# Brief
All lines from the beginning of the listing through the line with "const binWidth = 5.0;" are to be copied word for word; the pictures are not.

# Dataset excerpt
☆ ☆ ☆ ☆ ☆ ☆ ☆

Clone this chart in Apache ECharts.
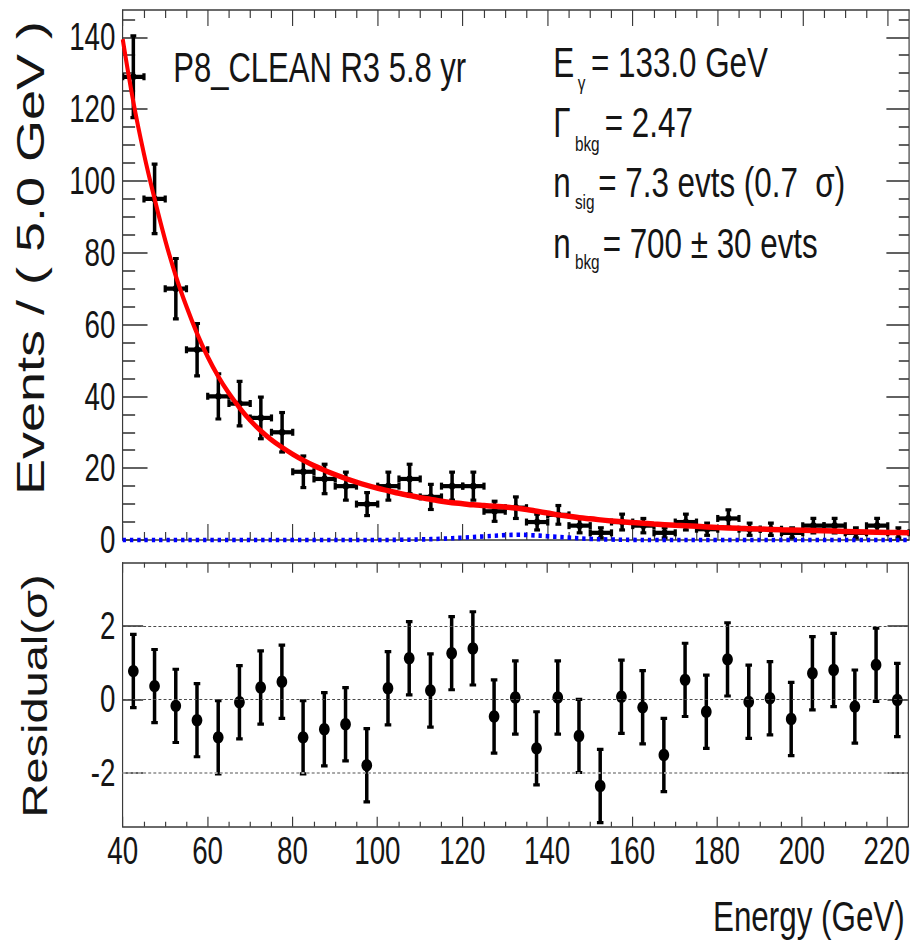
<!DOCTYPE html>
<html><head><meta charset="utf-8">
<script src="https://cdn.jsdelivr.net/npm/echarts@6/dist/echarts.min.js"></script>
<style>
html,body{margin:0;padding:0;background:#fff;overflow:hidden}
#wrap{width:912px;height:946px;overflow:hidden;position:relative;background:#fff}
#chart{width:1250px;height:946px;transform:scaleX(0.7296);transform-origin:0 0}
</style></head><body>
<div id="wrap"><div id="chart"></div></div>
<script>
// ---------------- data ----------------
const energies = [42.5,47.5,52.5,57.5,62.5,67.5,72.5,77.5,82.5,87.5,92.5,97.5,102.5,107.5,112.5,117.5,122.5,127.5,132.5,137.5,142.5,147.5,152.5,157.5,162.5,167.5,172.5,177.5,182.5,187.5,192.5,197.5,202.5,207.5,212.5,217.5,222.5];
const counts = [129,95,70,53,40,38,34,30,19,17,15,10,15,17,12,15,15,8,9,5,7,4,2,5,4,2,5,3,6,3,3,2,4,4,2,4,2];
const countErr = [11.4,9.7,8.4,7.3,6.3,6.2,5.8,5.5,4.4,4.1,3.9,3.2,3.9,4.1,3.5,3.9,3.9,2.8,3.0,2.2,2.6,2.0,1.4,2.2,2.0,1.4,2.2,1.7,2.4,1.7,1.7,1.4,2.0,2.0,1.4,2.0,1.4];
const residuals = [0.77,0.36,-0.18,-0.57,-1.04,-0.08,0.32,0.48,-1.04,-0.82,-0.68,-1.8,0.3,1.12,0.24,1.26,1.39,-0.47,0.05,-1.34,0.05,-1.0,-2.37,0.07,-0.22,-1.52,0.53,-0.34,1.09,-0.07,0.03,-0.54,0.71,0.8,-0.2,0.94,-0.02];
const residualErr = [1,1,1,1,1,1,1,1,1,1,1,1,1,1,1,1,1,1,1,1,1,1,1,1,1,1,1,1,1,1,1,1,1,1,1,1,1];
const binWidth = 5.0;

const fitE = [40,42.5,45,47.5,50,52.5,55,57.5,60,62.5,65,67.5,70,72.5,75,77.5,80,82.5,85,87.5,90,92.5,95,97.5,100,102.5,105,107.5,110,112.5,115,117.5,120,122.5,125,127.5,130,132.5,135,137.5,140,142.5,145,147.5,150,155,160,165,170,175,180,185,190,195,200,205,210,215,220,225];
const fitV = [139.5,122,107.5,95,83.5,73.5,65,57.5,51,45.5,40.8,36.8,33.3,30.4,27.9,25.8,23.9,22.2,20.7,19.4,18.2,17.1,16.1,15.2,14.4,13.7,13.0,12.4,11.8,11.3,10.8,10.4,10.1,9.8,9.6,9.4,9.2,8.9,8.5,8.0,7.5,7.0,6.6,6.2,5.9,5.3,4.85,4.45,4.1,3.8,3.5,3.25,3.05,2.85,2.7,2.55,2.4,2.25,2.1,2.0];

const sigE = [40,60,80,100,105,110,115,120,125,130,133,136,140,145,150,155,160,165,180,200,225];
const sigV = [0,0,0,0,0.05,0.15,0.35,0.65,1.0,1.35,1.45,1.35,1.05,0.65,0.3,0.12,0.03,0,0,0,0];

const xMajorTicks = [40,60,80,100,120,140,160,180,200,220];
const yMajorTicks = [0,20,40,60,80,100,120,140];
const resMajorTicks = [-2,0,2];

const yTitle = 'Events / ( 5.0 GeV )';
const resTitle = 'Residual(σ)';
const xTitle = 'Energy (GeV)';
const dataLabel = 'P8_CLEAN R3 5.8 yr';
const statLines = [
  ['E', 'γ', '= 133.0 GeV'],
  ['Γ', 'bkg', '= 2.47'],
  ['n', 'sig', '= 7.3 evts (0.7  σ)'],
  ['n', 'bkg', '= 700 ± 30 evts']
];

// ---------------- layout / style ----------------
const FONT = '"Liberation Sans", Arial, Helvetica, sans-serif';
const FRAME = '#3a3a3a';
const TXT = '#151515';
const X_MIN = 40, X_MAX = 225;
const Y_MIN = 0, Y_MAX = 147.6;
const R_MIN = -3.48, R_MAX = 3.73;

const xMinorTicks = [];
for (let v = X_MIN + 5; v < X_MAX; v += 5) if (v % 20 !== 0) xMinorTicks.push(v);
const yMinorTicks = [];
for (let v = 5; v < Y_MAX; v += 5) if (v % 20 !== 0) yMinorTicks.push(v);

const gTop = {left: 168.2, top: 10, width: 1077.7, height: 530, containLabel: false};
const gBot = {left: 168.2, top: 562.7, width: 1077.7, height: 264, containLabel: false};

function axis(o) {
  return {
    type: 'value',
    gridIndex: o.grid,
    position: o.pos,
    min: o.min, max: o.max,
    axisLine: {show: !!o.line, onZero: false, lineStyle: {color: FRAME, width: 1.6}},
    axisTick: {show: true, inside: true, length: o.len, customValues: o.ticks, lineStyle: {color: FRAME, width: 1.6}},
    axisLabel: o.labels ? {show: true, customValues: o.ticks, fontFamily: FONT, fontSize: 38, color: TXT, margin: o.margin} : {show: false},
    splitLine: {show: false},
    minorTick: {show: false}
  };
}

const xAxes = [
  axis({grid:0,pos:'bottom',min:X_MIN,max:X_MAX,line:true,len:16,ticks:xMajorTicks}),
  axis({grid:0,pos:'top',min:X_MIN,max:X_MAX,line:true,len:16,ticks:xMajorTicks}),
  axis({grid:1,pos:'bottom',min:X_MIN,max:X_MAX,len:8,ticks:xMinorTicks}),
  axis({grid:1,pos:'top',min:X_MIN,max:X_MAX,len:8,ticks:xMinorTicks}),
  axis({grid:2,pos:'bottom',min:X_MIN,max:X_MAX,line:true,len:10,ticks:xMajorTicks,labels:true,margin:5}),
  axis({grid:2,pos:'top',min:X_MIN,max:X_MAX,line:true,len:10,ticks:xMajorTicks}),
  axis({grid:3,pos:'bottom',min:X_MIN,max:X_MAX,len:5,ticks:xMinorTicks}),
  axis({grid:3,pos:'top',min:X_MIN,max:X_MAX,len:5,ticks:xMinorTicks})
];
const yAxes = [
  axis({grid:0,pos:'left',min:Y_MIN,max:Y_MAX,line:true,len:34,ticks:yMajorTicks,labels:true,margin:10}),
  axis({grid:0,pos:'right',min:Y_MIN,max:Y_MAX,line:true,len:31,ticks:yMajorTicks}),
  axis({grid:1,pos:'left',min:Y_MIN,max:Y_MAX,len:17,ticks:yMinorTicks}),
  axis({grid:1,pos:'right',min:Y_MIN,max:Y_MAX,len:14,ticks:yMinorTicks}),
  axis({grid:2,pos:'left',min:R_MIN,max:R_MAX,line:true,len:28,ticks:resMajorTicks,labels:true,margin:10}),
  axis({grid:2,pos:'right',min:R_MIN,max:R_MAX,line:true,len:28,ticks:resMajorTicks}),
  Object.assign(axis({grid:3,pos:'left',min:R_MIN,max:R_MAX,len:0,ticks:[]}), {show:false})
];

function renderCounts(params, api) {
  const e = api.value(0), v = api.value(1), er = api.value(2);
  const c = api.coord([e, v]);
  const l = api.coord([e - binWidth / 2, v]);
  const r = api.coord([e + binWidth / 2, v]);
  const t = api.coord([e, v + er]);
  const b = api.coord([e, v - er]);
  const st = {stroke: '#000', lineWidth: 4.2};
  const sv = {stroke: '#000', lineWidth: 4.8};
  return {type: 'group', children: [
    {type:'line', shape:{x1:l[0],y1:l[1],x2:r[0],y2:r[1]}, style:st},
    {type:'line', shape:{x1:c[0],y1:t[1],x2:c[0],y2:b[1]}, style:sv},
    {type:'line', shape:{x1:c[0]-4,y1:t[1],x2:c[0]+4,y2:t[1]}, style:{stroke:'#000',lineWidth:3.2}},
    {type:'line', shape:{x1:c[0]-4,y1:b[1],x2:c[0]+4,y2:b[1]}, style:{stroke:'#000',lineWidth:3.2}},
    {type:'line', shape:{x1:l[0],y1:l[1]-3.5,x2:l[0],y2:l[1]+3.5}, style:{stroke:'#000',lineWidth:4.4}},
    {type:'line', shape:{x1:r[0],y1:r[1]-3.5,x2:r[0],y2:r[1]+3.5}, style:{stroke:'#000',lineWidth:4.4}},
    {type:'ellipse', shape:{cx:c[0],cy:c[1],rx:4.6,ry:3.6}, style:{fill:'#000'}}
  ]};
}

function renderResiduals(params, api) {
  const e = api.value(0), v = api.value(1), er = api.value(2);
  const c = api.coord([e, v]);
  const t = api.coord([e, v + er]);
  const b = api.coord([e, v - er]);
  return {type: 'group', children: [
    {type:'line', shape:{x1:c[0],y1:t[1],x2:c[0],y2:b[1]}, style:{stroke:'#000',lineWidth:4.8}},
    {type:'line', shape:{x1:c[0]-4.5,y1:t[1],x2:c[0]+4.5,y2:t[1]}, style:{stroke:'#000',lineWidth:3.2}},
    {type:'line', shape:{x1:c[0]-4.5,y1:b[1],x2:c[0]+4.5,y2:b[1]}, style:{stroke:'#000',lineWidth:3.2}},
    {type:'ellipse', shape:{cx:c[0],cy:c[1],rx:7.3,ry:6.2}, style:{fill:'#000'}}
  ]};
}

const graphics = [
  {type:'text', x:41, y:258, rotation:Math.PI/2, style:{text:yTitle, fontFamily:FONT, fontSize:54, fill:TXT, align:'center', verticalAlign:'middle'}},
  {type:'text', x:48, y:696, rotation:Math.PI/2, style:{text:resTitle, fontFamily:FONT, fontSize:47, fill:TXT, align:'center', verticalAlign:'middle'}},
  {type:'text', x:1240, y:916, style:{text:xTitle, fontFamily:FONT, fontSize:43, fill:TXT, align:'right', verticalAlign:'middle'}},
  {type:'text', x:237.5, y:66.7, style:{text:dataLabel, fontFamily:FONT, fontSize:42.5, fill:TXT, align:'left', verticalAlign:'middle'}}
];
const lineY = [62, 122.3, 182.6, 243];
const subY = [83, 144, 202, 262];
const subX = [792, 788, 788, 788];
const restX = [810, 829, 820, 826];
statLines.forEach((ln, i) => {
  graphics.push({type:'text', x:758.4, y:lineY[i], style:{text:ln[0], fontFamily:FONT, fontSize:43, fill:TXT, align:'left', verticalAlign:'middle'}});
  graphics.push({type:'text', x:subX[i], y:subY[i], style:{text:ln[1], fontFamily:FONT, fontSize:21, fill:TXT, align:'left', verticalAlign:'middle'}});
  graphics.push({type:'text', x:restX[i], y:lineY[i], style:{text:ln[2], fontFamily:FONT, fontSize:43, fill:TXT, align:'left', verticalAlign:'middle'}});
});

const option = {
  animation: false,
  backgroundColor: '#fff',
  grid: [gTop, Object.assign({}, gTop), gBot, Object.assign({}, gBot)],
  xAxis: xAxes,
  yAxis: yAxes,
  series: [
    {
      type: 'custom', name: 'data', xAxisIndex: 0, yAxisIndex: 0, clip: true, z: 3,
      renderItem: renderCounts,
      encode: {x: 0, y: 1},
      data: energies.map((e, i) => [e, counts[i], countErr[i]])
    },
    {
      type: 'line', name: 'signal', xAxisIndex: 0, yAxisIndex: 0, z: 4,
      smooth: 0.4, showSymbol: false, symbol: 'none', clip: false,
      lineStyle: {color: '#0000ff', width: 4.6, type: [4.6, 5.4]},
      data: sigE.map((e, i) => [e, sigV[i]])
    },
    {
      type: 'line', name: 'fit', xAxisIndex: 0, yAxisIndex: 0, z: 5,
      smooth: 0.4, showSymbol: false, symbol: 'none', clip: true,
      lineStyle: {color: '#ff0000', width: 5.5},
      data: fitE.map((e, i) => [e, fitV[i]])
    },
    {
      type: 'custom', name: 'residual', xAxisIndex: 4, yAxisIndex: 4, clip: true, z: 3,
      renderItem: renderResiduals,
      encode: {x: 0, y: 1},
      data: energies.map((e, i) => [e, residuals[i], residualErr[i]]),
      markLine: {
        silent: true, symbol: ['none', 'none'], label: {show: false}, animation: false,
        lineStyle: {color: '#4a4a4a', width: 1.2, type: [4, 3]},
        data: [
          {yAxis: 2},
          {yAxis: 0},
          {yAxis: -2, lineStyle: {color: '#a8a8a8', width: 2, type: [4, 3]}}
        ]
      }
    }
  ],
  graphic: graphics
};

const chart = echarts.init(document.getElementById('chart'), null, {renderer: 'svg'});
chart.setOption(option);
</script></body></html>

☆ ☆ ☆ ☆ ☆ ☆ ☆

# Expected output
Clone this chart in Apache ECharts.
<!DOCTYPE html>
<html><head><meta charset="utf-8">
<script src="https://cdn.jsdelivr.net/npm/echarts@6/dist/echarts.min.js"></script>
<style>
html,body{margin:0;padding:0;background:#fff;overflow:hidden}
#wrap{width:912px;height:946px;overflow:hidden;position:relative;background:#fff}
#chart{width:1250px;height:946px;transform:scaleX(0.7296);transform-origin:0 0}
</style></head><body>
<div id="wrap"><div id="chart"></div></div>
<script>
// ---------------- data ----------------
const energies = [42.5,47.5,52.5,57.5,62.5,67.5,72.5,77.5,82.5,87.5,92.5,97.5,102.5,107.5,112.5,117.5,122.5,127.5,132.5,137.5,142.5,147.5,152.5,157.5,162.5,167.5,172.5,177.5,182.5,187.5,192.5,197.5,202.5,207.5,212.5,217.5,222.5];
const counts = [129,95,70,53,40,38,34,30,19,17,15,10,15,17,12,15,15,8,9,5,7,4,2,5,4,2,5,3,6,3,3,2,4,4,2,4,2];
const countErr = [11.4,9.7,8.4,7.3,6.3,6.2,5.8,5.5,4.4,4.1,3.9,3.2,3.9,4.1,3.5,3.9,3.9,2.8,3.0,2.2,2.6,2.0,1.4,2.2,2.0,1.4,2.2,1.7,2.4,1.7,1.7,1.4,2.0,2.0,1.4,2.0,1.4];
const residuals = [0.77,0.36,-0.18,-0.57,-1.04,-0.08,0.32,0.48,-1.04,-0.82,-0.68,-1.8,0.3,1.12,0.24,1.26,1.39,-0.47,0.05,-1.34,0.05,-1.0,-2.37,0.07,-0.22,-1.52,0.53,-0.34,1.09,-0.07,0.03,-0.54,0.71,0.8,-0.2,0.94,-0.02];
const residualErr = [1,1,1,1,1,1,1,1,1,1,1,1,1,1,1,1,1,1,1,1,1,1,1,1,1,1,1,1,1,1,1,1,1,1,1,1,1];
const binWidth = 5.0;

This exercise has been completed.